In immediate contact with the evil, the friends of religion in Germany itself know the case to be different. There it is felt that theology must advance so as fairly to conquer or die. We may not feel the pressure of the same necessity. But this is no evidence that we stand on higher or surer ground. In the end our theology, to be worth anything as a science, must be carried over this limitation. It may not devolve on us possibly to achieve the work for ourselves. We may trust rather that this precisely is the special commission of the church in Germany itself, the land of Luther and the glorious Reforation. Certainly at this very time the struggle with error may be regarded as most auspicious and full of promise. And if there be one coutnry in the whole compas of church, where at this moment orthodox theology is not dead, but full of life and spirit and power, that country is Germany. We may hope then it will be found sufficient for its own work.

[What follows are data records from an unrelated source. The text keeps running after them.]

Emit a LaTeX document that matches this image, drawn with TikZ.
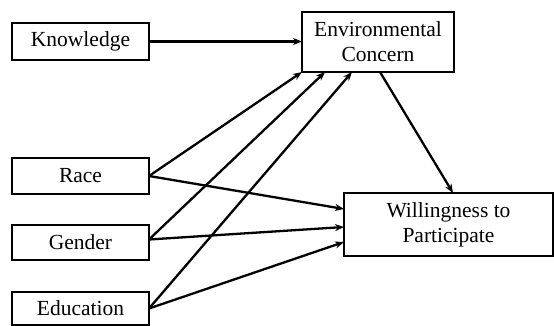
\documentclass[tikz,border=0pt]{standalone}
\usepackage{fontspec}
\setmainfont{Liberation Serif}
\usetikzlibrary{arrows.meta}
\begin{document}
\begin{tikzpicture}[x=1pt,y=-1pt,
  box/.style={draw,line width=2.7pt,rectangle,inner sep=0pt,outer sep=0pt,align=center,
    font=\fontsize{21.5}{25}\selectfont},
  arr/.style={line width=2.3pt,-{Stealth[length=9pt,width=7pt]}}]
\useasboundingbox (0,0) rectangle (554,326);
\node[box,minimum width=137pt,minimum height=37pt] (know) at (80.5,41.5) {Knowledge};
\node[box,minimum width=152pt,minimum height=60pt] (env) at (378,42) {Environmental\\Concern};
\node[box,minimum width=137pt,minimum height=36pt] (race) at (80.5,176) {Race};
\node[box,minimum width=137pt,minimum height=35pt] (gender) at (80.5,242.5) {Gender};
\node[box,minimum width=137pt,minimum height=33pt] (edu) at (80.5,308.5) {Education};
\node[box,minimum width=209pt,minimum height=63pt] (will) at (448.5,224.5) {Willingness to\\Participate};
\draw[arr] (know.east) -- (env.west |- know.east);
\draw[arr] (race.east) -- (env.south west);
\draw[arr] ([yshift=3pt]gender.east) -- ([xshift=23pt]env.south west);
\draw[arr] (edu.east) -- ([xshift=50pt]env.south west);
\draw[arr] ([xshift=2pt]env.south) -- ([xshift=4.5pt]will.north);
\draw[arr] (race.east) -- ([yshift=15.5pt]will.west);
\draw[arr] ([yshift=3pt]gender.east) -- ([yshift=-2.5pt]will.west);
\draw[arr] (edu.east) -- ([yshift=-17.5pt]will.west);
\end{tikzpicture}
\end{document}
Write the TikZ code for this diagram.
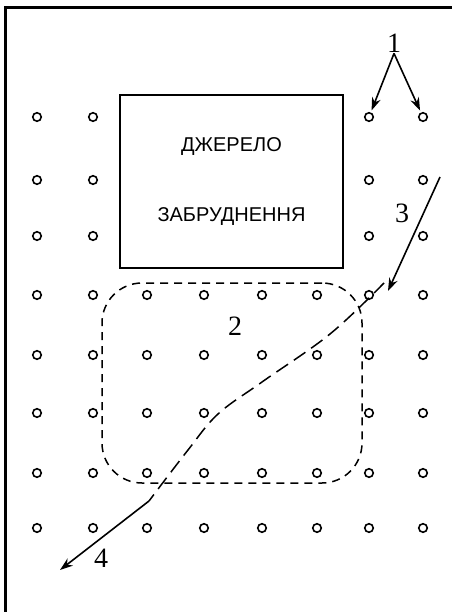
\documentclass[tikz,border=0pt]{standalone}
\usepackage{fontspec}
\setmainfont{Liberation Serif}
\newfontfamily\cyrsans{Liberation Sans}
\usetikzlibrary{arrows.meta,positioning}
\tikzset{>={Stealth[length=13pt,width=9pt]},line width=1pt,
  well/.style={circle,draw,line width=1.6pt,inner sep=0pt,minimum size=8.5pt},
  pointer/.style={->,line width=1.6pt},
  numlabel/.style={font=\fontsize{28}{30}\selectfont,inner sep=1pt},
  boundary/.style={draw,dash pattern=on 8pt off 6pt,line width=1.5pt},
  seep/.style={draw,dash pattern=on 14pt off 7pt,line width=1.5pt}}
\begin{document}
\begin{tikzpicture}[x=1pt,y=-1pt,
  source/.style={draw,line width=1.7pt,minimum width=223pt,minimum height=173pt,align=center,
    font=\cyrsans\fontsize{20}{70}\selectfont}]
\useasboundingbox (0,0) rectangle (452,612);
\draw[line width=2.5pt] (5.5,612) |- (452,7.5);
% observation wells: the source box hides the middle of the first three rows
\foreach \r/\y in {1/117,2/180,3/236}{
 \foreach \c/\x in {1/37,2/93,7/369,8/423}{\node[well] (c-\r-\c) at (\x,\y) {};}}
\foreach \r/\y in {4/295,5/355,6/413,7/473,8/528}{
 \foreach \c/\x in {1/37,2/93,3/147,4/204,5/262,6/317,7/369,8/423}{\node[well] (c-\r-\c) at (\x,\y) {};}}
\node[source] (src) at (231.5,181.5) {ДЖЕРЕЛО\\ЗАБРУДНЕННЯ};
\node[boundary,rounded corners=40pt,minimum width=260pt,minimum height=200pt] (zone) at (232,383) {};
\node[numlabel] (one) at (394,43) {1};
\node[numlabel] (two) at (235,326) {2};
\node[numlabel] (three) at (402,213) {3};
\node[numlabel] (four) at (101,558) {4};
\draw[pointer,shorten >=2pt] (one.south) -- (c-1-7);
\draw[pointer,shorten >=2pt] (one.south) -- (c-1-8);
\coordinate (inflow) at (440,177);
\coordinate (leak) at (384,283);
\coordinate (exit) at (149,501);
\coordinate (sink) at (60,570);
\draw[pointer] (inflow) -- ([xshift=4pt,yshift=-8pt]leak);
\draw[seep] plot[smooth,tension=.6] coordinates {(leak) (330,334) (262,382) (218,414) (188,450) (exit)};
\draw[pointer] (exit) -- (sink);
\end{tikzpicture}
\end{document}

This however when accomplished must be viewed as a work properly for the whole Christian world; and we owe it to ourselves at least, to be willing to take advantage of it in its progress and to employ it for the improvement of our own position, if it can be so used.

This much I have thought it proper to say on this point, merely to counteract, if possible, the poor prejudice that some may feel toward the present work, simply because of its German source and German complexion; as if all must needs be either rationalistic or transcendental, that breathes a thought in common with Hegel, or owns a feeling in sympathy with the gifted, noble Schleiermacher.